For brands scaling from early distribution into broader retail, the temptation is to treat identity as something to revisit once revenue stabilizes. The brands that have lasted, and the ones building durable positions right now, suggest the opposite. Identity established early and maintained consistently compounds in ways that are very difficult to replicate later.
The whiskey business has always run on relationships with distillery partners, distributors, retailers, and consumers. What changes in a correcting market is the cost of not having them. When supply is tight and demand is high, a brand can get away with transactional distribution. When warehouses are full and shelf space is competitive, distribution is won and lost on relationships built before the ask.
The operators who are positioning well right now are not just finding good liquid. They are building the infrastructure -- distributor relationships, retailer partnerships, direct consumer engagement -- that will determine whether that liquid actually reaches a market at scale. Supply is no longer the constraint. Distribution is.
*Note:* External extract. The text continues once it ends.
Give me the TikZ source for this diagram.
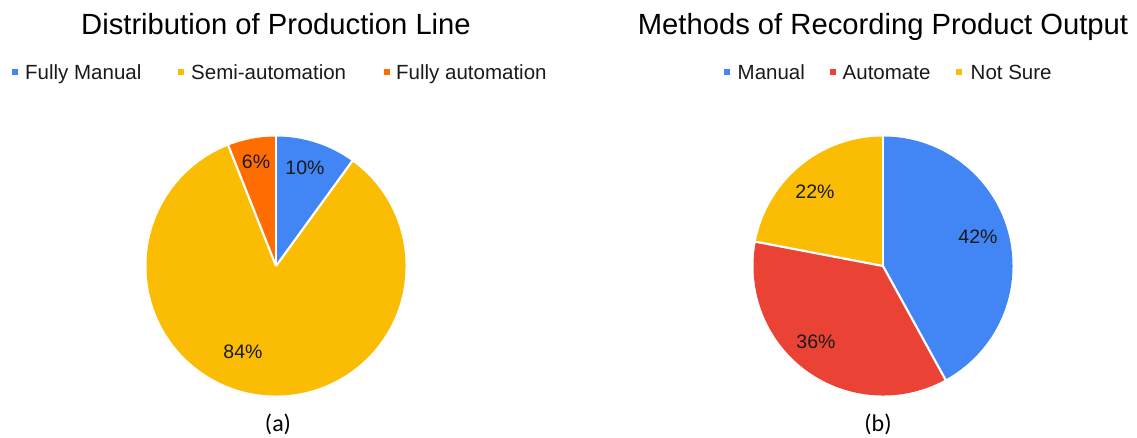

And distribution is a relationship problem.
World War II redirected distillery capacity entirely. The clear spirits shift of the 1960s drove whiskey sales down for years. In both cases, the category did not recover because conditions improved on their own. It recovered because operators who had maintained quality, held their positioning, and stayed disciplined were there to capture demand when it returned. Lisa Roper Wicker, former master distiller at Garrard County Distilling, put the current moment in terms worth keeping: "If you have a solid story and you're authentic about what you're doing, and you're smart about how you enter the market right now with a thoughtful, realistic business plan, I don't think it's a bad time to start a brand. The bubble is deflating and not bursting."
That framing matters. The operators building now with long-term capital structure, clear brand identity, and the operational discipline to move efficiently through a more demanding regulatory environment are the ones who will define what the next phase of American whiskey looks like. The historical record suggests they will be a small group. It also suggests they will be around for a long time.